The Jim Henson Company (formerly known as Muppets, Inc., Henson Associates, Inc., and Jim Henson Productions, Inc.; commonly referred to as Henson) is an American entertainment company located in Los Angeles, California. The company is known for its innovations in the field of puppetry, particularly through the creation of Kermit the Frog and the Muppets characters.

Brian Henson serves as chairman, while Lisa Henson serves as CEO. Since 2000, The Jim Henson Company is headquartered at the Jim Henson Company Lot, the historic former Charlie Chaplin Studios, in Hollywood.

The company was established in November 1958 by puppeteers Jim and Jane Henson, and is currently independently owned and operated by their children. Henson has produced many successful television series, including The Muppet Show (1976–1981), Fraggle Rock (1983–1987), and Bear in the Big Blue House (1997–2006); as well, the company designed the Muppet characters for Sesame Street (1969–present).

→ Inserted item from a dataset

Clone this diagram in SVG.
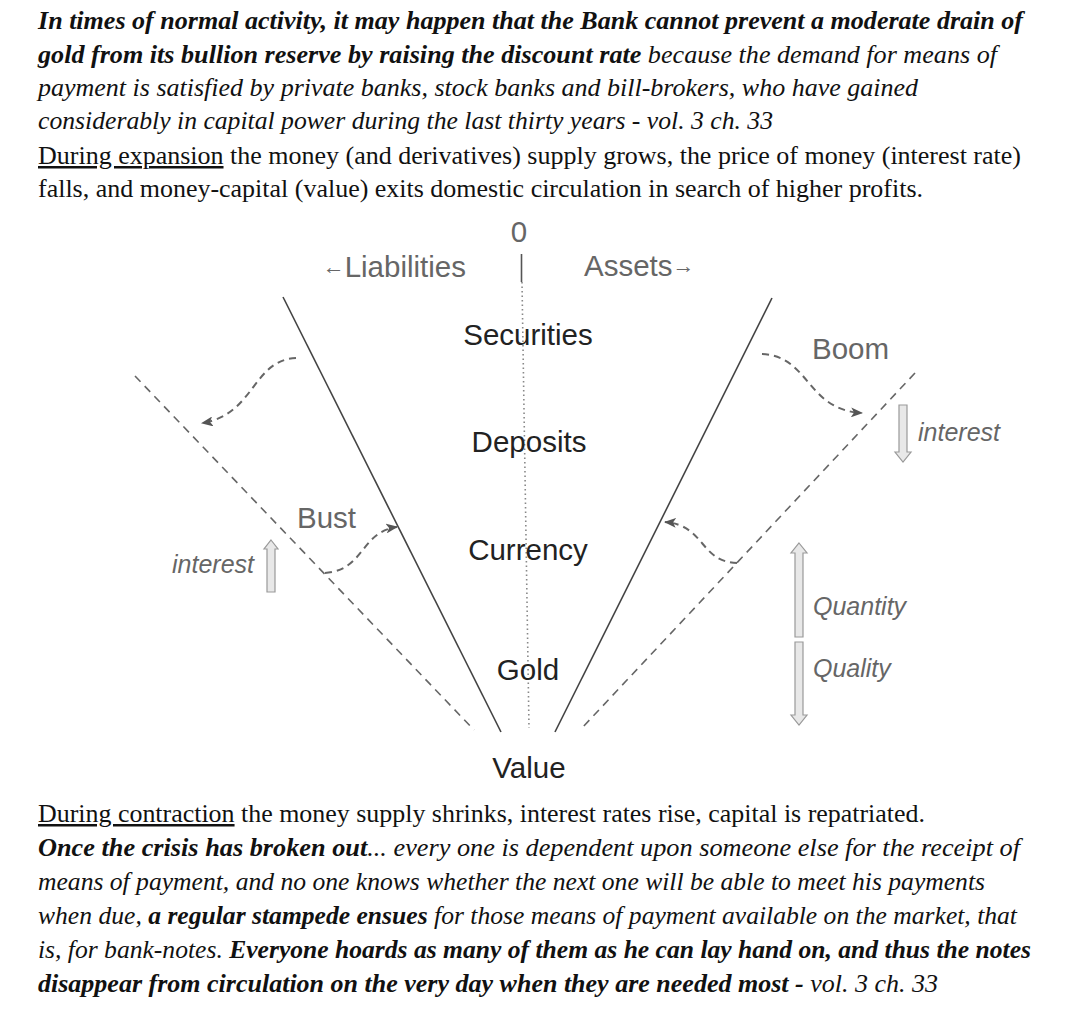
<svg xmlns="http://www.w3.org/2000/svg" width="1080" height="1013" viewBox="0 0 1080 1013">
<style>
.para{font-family:"Liberation Serif","Times New Roman",serif;font-size:25px;fill:#111}
.bi{font-weight:bold;font-style:italic}
.it{font-style:italic}
.ul{text-decoration:underline}
.lbl{font-family:"Liberation Sans",Arial,sans-serif;font-size:29.5px;fill:#222}
.glbl{font-family:"Liberation Sans",Arial,sans-serif;font-size:29.5px;fill:#666}
.ilbl{font-family:"Liberation Sans",Arial,sans-serif;font-size:25px;font-style:italic;fill:#666}
.solid{stroke:#444;stroke-width:1.6;fill:none}
.dash{stroke:#666;stroke-width:1.6;fill:none;stroke-dasharray:8 6}
.curve{stroke:#666;stroke-width:2;fill:none;stroke-dasharray:7 5}
.hollow{fill:#e8e8e8;stroke:#999;stroke-width:1.2}
</style>
<defs>
<marker id="ah" viewBox="0 0 12 10" refX="11" refY="5" markerWidth="12" markerHeight="10" markerUnits="userSpaceOnUse" orient="auto">
<path d="M0,0 L12,5 L0,10 L3,5 z" fill="#555"/>
</marker>
</defs>
<rect width="1080" height="1013" fill="#fff"/>

<g id="top-text" class="para">
<text x="38" y="29" class="bi" textLength="985" lengthAdjust="spacingAndGlyphs">In times of normal activity, it may happen that the Bank cannot prevent a moderate drain of</text>
<text x="38" y="63" textLength="959" lengthAdjust="spacingAndGlyphs"><tspan class="bi">gold from its bullion reserve by raising the discount rate</tspan><tspan class="it"> because the demand for means of</tspan></text>
<text x="38" y="96" class="it" textLength="880" lengthAdjust="spacingAndGlyphs">payment is satisfied by private banks, stock banks and bill-brokers, who have gained</text>
<text x="38" y="129" class="it" textLength="735" lengthAdjust="spacingAndGlyphs">considerably in capital power during the last thirty years - vol. 3 ch. 33</text>
<text x="38" y="164" textLength="983" lengthAdjust="spacingAndGlyphs"><tspan class="ul">During expansion</tspan> the money (and derivatives) supply grows, the price of money (interest rate)</text>
<text x="38" y="197" textLength="885" lengthAdjust="spacingAndGlyphs">falls, and money-capital (value) exits domestic circulation in search of higher profits.</text>
</g>

<g id="axis">
<text class="glbl" x="519" y="242" text-anchor="middle" font-size="27">0</text>
<line x1="521.5" y1="254" x2="521.5" y2="282" stroke="#555" stroke-width="1.6"/>
<line x1="522" y1="282" x2="529" y2="728" stroke="#888" stroke-width="1.6" stroke-dasharray="1.5 3"/>
</g>
<g id="liabilities"><text class="glbl" x="466" y="277" text-anchor="end"><tspan font-size="22" dy="-3">←</tspan><tspan dy="3">Liabilities</tspan></text></g>
<g id="assets"><text class="glbl" x="584" y="276">Assets<tspan font-size="22" dy="-3">→</tspan></text></g>

<g id="connectors">
<line class="solid" x1="283" y1="297" x2="501" y2="732"/>
<line class="solid" x1="772" y1="298" x2="555" y2="732"/>
<line class="dash" x1="135" y1="376" x2="474" y2="730"/>
<line class="dash" x1="915" y1="373" x2="582" y2="728"/>
<path class="curve" d="M296,358 C252,360 255,415 202,423" marker-end="url(#ah)"/>
<path class="curve" d="M762,354 C810,356 806,410 862,413" marker-end="url(#ah)"/>
<path class="curve" d="M325,573 C365,570 360,532 397,527" marker-end="url(#ah)"/>
<path class="curve" d="M737,563 C700,562 705,525 665,522" marker-end="url(#ah)"/>
</g>

<g id="securities"><text class="lbl" x="528" y="345" text-anchor="middle">Securities</text></g>
<g id="deposits"><text class="lbl" x="529" y="452" text-anchor="middle">Deposits</text></g>
<g id="currency"><text class="lbl" x="528" y="560" text-anchor="middle">Currency</text></g>
<g id="gold"><text class="lbl" x="528" y="680" text-anchor="middle">Gold</text></g>
<g id="value"><text class="lbl" x="529" y="778" text-anchor="middle">Value</text></g>

<g id="boom"><text class="glbl" x="812" y="359">Boom</text></g>
<g id="bust"><text class="glbl" x="297" y="528">Bust</text></g>

<g id="interest-up">
<text class="ilbl" x="172" y="573">interest</text>
<polygon class="hollow" points="271,540 278,549 275,549 275,592 267,592 267,549 264,549"/>
</g>
<g id="interest-down">
<polygon class="hollow" points="899,405 907,405 907,452 911,452 903,462 895,452 899,452"/>
<text class="ilbl" x="918" y="441">interest</text>
</g>
<g id="quantity">
<polygon class="hollow" points="799,543 807,553 803,553 803,637 795,637 795,553 791,553"/>
<text class="ilbl" x="813" y="615">Quantity</text>
</g>
<g id="quality">
<polygon class="hollow" points="795,642 803,642 803,715 807,715 799,725 791,715 795,715"/>
<text class="ilbl" x="813" y="677">Quality</text>
</g>

<g id="bottom-text" class="para">
<text x="38" y="822" textLength="887" lengthAdjust="spacingAndGlyphs"><tspan class="ul">During contraction</tspan> the money supply shrinks, interest rates rise, capital is repatriated.</text>
<text x="38" y="856" textLength="982" lengthAdjust="spacingAndGlyphs"><tspan class="bi">Once the crisis has broken out</tspan><tspan class="it">... every one is dependent upon someone else for the receipt of</tspan></text>
<text x="38" y="890" class="it" textLength="947" lengthAdjust="spacingAndGlyphs">means of payment, and no one knows whether the next one will be able to meet his payments</text>
<text x="38" y="924" class="it" textLength="979" lengthAdjust="spacingAndGlyphs">when due, <tspan class="bi">a regular stampede ensues</tspan> for those means of payment available on the market, that</text>
<text x="38" y="958" class="it" textLength="993" lengthAdjust="spacingAndGlyphs">is, for bank-notes. <tspan class="bi">Everyone hoards as many of them as he can lay hand on, and thus the notes</tspan></text>
<text x="38" y="992" textLength="900" lengthAdjust="spacingAndGlyphs"><tspan class="bi">disappear from circulation on the very day when they are needed most -</tspan><tspan class="it"> vol. 3 ch. 33</tspan></text>
</g>
</svg>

The company has also produced theatrical films, including The Muppet Movie (1979), The Dark Crystal (1982) and Labyrinth (1986). Henson also operates Jim Henson's Creature Shop, an animatronics and visual effects studio which has created characters and effects for both Henson productions and outside projects. In 1989, the company entered merger negotiations with The Walt Disney Company, which were canceled following Jim Henson's death in 1990.

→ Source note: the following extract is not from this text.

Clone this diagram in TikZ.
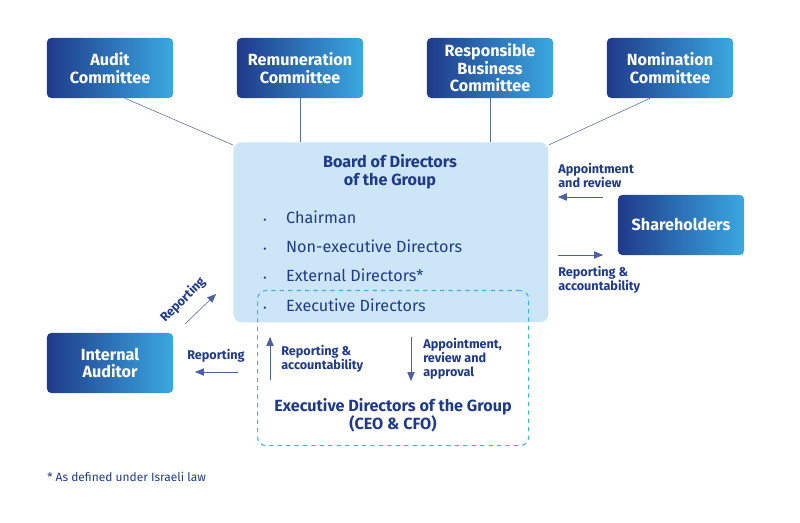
\documentclass[tikz,border=0pt]{standalone}
\usepackage{fontspec}
\setmainfont{Fira Sans}
\usetikzlibrary{positioning,calc,arrows}
\definecolor{navy}{HTML}{1F3A8A}
\definecolor{sky}{HTML}{3AA8E0}
\definecolor{pale}{HTML}{CDE6F7}
\definecolor{cyanline}{HTML}{3AB4E6}
\definecolor{greyline}{HTML}{5A6A9A}
\tikzset{%
	block/.style = {rectangle, rounded corners=3pt, left color=navy, right color=sky,
		text=white, font=\bfseries\fontsize{11.5}{12.5}\selectfont, align=center,
		minimum width=3.15cm, minimum height=1.5cm, inner sep=1pt},
	lbl/.style = {text=navy, font=\bfseries\fontsize{9}{10}\selectfont, align=left, inner sep=0pt},
	item/.style = {text=navy, font=\fontsize{11.5}{12}\selectfont, anchor=west, inner sep=0pt},
	link/.style = {draw=greyline, thin},
	flow/.style = {draw=navy!80, thin, -triangle 45}
}
\newcommand{\dotitem}{{\fontsize{7}{7}\selectfont\textbullet}\hspace{14pt}}
\begin{document}
\begin{tikzpicture}[x=0.025cm, y=-0.025cm]
	\useasboundingbox (0,0) rectangle (800,523);
	% board
	\node[fill=pale, rounded corners=6pt, minimum width=7.875cm, minimum height=4.5cm, anchor=north west] (board) at (233,142) {};
	\node[text=navy, font=\bfseries\fontsize{11.5}{13}\selectfont, align=center] (boardtitle) at (390,172) {Board of Directors\\of the Group};
	\node[item] (chair) at (263,217) {\dotitem Chairman};
	\node[item] (nonexec) at (263,246) {\dotitem Non-executive Directors};
	\node[item] (extern) at (263,275) {\dotitem External Directors*};
	\node[item] (exec) at (263,305) {\dotitem Executive Directors};
	% executive box
	\node[draw=cyanline, dashed, thick, rounded corners=6pt, minimum width=6.775cm, minimum height=3.875cm, anchor=north west] (execbox) at (257,290) {};
	\node[text=navy, font=\bfseries\fontsize{11.5}{13}\selectfont, align=center] (exectitle) at (393,415) {Executive Directors of the Group\\(CEO \& CFO)};
	% committees
	\node[block] (audit) at (110,68) {Audit\\Committee};
	\node[block] (remun) at (300,68) {Remuneration\\Committee};
	\node[block] (resp) at (490,68) {Responsible\\Business\\Committee};
	\node[block] (nomin) at (670,68) {Nomination\\Committee};
	\node[block] (share) at (681,225) {Shareholders};
	\node[block] (auditor) at (110,363) {Internal\\Auditor};
	% committee links
	\draw[link] ($(audit.south)+(15,0)$) -- ($(board.north west)+(0,3)$);
	\draw[link] (remun.south) -- (remun.south |- board.north);
	\draw[link] (resp.south) -- (resp.south |- board.north);
	\draw[link] ($(nomin.south)+(-20,0)$) -- ($(board.north east)+(0,3)$);
	% shareholders
	\coordinate (appA) at (603,197); \coordinate (appB) at (558,197);
	\coordinate (repA) at (558,255); \coordinate (repB) at (603,255);
	\draw[flow] (appA) -- (appB);
	\draw[flow] (repA) -- (repB);
	\node[lbl, anchor=south west] (applbl) at (558,188) {Appointment\\and review};
	\node[lbl, anchor=north west] (replbl) at (558,266) {Reporting \&\\accountability};
	% internal auditor
	\coordinate (diagA) at (185,324); \coordinate (diagB) at (216,294);
	\draw[flow] (diagA) -- (diagB);
	\node[lbl, rotate=45] (diaglbl) at (183,300) {Reporting};
	\coordinate (leftA) at (238,372); \coordinate (leftB) at (195,372);
	\draw[flow] (leftA) -- (leftB);
	\node[lbl] (leftlbl) at (216,356) {Reporting};
	% executive arrows
	\coordinate (upA) at (270,380); \coordinate (upB) at (270,337);
	\coordinate (dnA) at (411,337); \coordinate (dnB) at (411,381);
	\draw[flow] (upA) -- (upB);
	\draw[flow] (dnA) -- (dnB);
	\node[lbl, anchor=west] (uplbl) at (281,359) {Reporting \&\\accountability};
	\node[lbl, anchor=west] (dnlbl) at (423,359) {Appointment,\\review and\\approval};
	% footnote
	\node[text=navy, font=\fontsize{8.5}{9}\selectfont, anchor=west, inner sep=0pt] (note) at (47,477) {* As defined under Israeli law};
\end{tikzpicture}
\end{document}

Subsequently, control of the company was assumed by Henson's children: Lisa, Cheryl, Brian, John, and Heather. In 2000, Henson was sold to German media company EM.TV & Merchandising AG; by the end of that year, however, EM.TV's stock collapsed, and the Henson family re-acquired the company in 2003.

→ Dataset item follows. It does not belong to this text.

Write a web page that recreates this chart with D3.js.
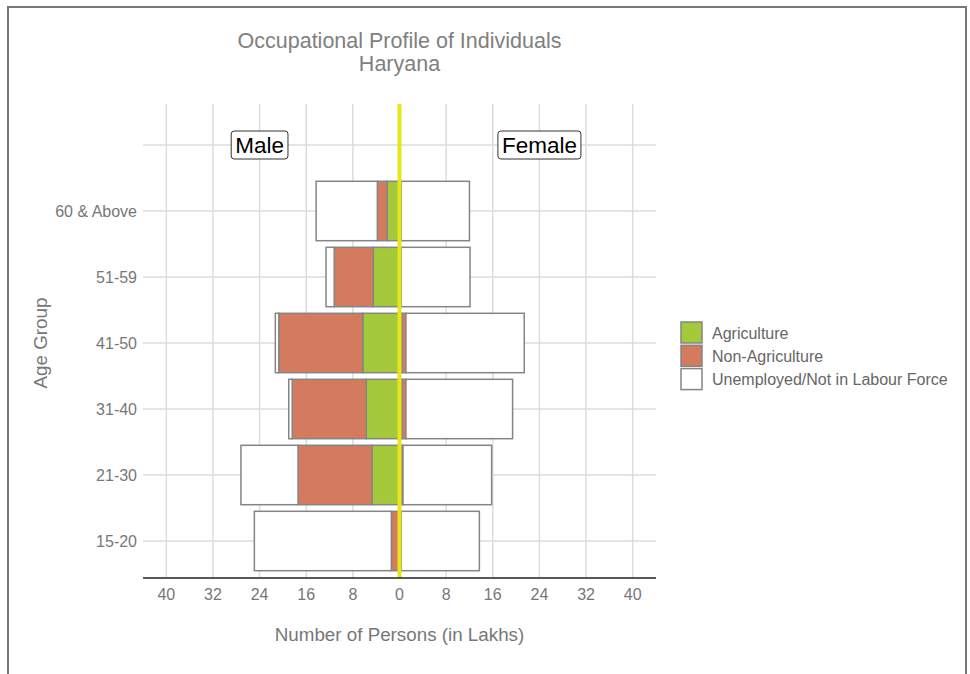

In the interim, EM.TV sold the rights to the Sesame Street Muppets to Sesame Workshop in early January 2001, following a December 2000 announcement. Henson sold The Muppets and Bear in the Big Blue House properties to Disney in 2004, but retains the remainder of its program library and assets.

, Brian, Lisa, Cheryl, and Heather Henson maintain control of the company. Jane Henson died in April 2013, and  John Henson died in February 2014.

History

1958 to 1990
Jim and Jane Henson officially founded Muppets, Inc. on November 20, 1958, three years after Sam and Friends debuted on WRC-TV in Washington, D.C. Aside from Sam and Friends, the majority of its work until 1969 was in advertising; appearances on late-night talk shows; and short "meeting films" primarily for enterprise use, produced from 1965 to 1996. In 1968, the company began designing characters and producing short films for the fledgling Sesame Street, which premiered on NET (succeeded by PBS) in November 1969.

One of the company's first characters to appear regularly on television, Rowlf the Dog, originated in commercials for Purina Dog Chow and became a regular character on The Jimmy Dean Show from 1963 to 1966. During this time, the show's host, Jimmy Dean, refused an opportunity to own 40% of the company, assuming that he did not attain that right. Jim Henson also pitched several different projects to the major American television networks, to little avail. Some ideas became unaired pilots, while others were never produced.

In 1976, producer Lew Grade approached Henson to produce a weekly series in Grade's native United Kingdom. This series became The Muppet Show, produced by Associated Television (ATV) for the ITV network. The success of The Muppet Show led to the Muppets becoming an enduring media franchise. Another company controlled by Grade, ITC Entertainment, originally owned The Muppet Show, among other Henson productions, but Henson acquired the rights to these productions in the 1980s. During this time, Henson formed Jim Henson's Creature Shop, a special effects studio partially responsible for the films The Dark Crystal and Labyrinth; and television series The StoryTeller, Farscape, and Dinosaurs.

Later in his life, Henson produced Fraggle Rock and The Jim Henson Hour. In August 1989, Henson and Disney CEO Michael Eisner began merger discussions reportedly valued at $150 million, which also included a fifteen-year contract for Henson's personal "creative services." However, the deal did not include the rights to the Sesame Street characters, which were owned by Henson, although merchandising revenue was split between Henson and the Children's Television Workshop.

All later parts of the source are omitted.